Qualcuno obietterà sicuramente che la mia tesi è smentita clamorosamente dall’insistenza con il movimento 5 stelle insiste per attivare i lavori parlamentari. Già, i lavori parlamentari. Solo che il parlamento ha un senso se serve per parlare, per discutere, eventualmente per cambiare idea, convinti dalle argomentazioni altrui. Così lo intende la nostra Costituzione, escludendo il mandato imperativo, cioè un vincolo assoluto delle scelte dei rappresentanti eletti rispetto alla volontà dei loro elettori.
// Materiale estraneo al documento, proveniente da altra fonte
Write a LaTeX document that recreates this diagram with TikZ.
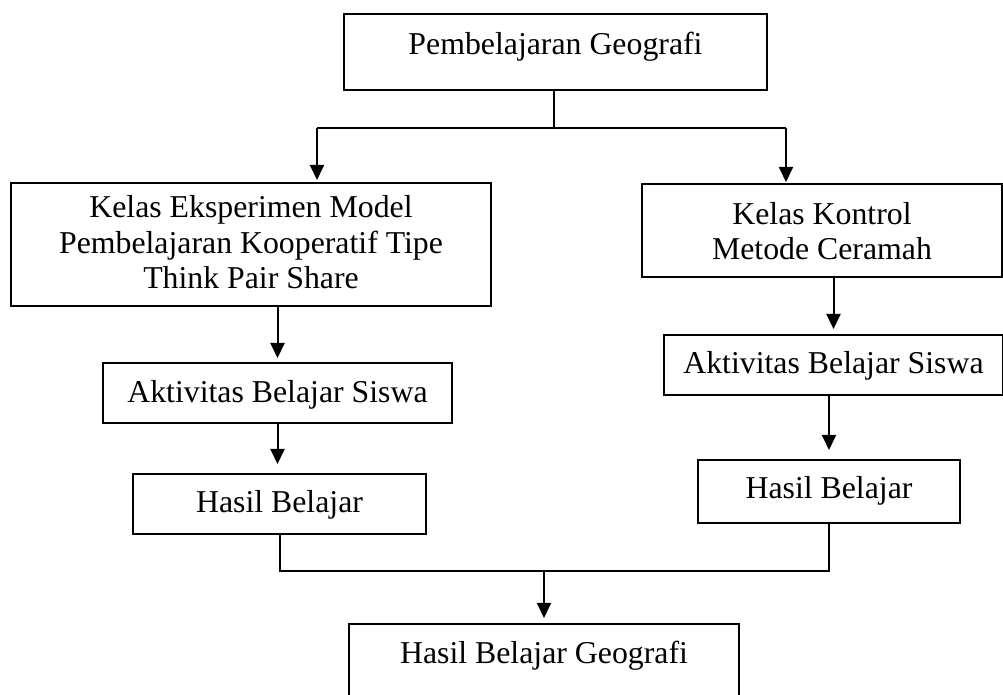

Un deputato deve poter cambiare idea dopo la discussione (anche se purtroppo può succedere che la cambi anche prima, come è avvenuto, perché qualcuno lo paga). Grillo, invece, ha detto espressamente di auspicare il mandato imperativo. Imperativo, però, non da parte degli elettori, da parte sua. Lo vediamo tutti i giorni: lui, che tra l’altro non fa neppure parte del parlamento, decide cosa gli eletti nella sua lista dovranno dire, con pesanti minacce e insulti nei confronti dei “traditori”. Questa è la parodia di un gruppo parlamentare. E quello che Grillo vuole far funzionare, senza bisogno che ci sia un governo, è un parlamento in cui i suoi siano i fedeli portavoce del “capo” – il contrario esatto della sua funzione istituzionale. Ed è logico che lo voglia, perché, in mancanza di una maggioranza che si assuma la responsabilità di fare delle scelte organiche e coerenti, sarà più facile a un gruppo compatto ed eterodiretto farsi valere in vista dei propri obiettivi.
Quali siano poi questi obiettivi, è facile a dirsi se si resta al livello di slogan abbastanza ovvi, meno se si entra nel concreto. Per ora si sa solo che la prima proposta presentata in parlamento dai “grillini” è stata quella delle nozze gay. Era proprio l’idea nuova di cui si sentiva il maggiore bisogno in questo momento.
Un’ultima parola sullo stile. In questa triste Seconda Repubblica ci siamo a lungo – e giustamente – lamentati di una classe politica di basso profilo culturale che esibiva tutta l’arroganza del potere. Ora, grazie a personaggi come Roberta Lombardi, capogruppo e portavoce di 5 stelle, sappiamo che è possibile una classe politica di livello culturale ancora più basso (la ricostruzione delle origini del fascismo rivela scarsa dimestichezza anche solo con i manuali scolastici!) e arrogante anche prima di avere un qualsiasi potere, almeno istituzionale. Sì, non lo sapevamo, ma qualcosa di peggio poteva accaderci, ed è accaduto.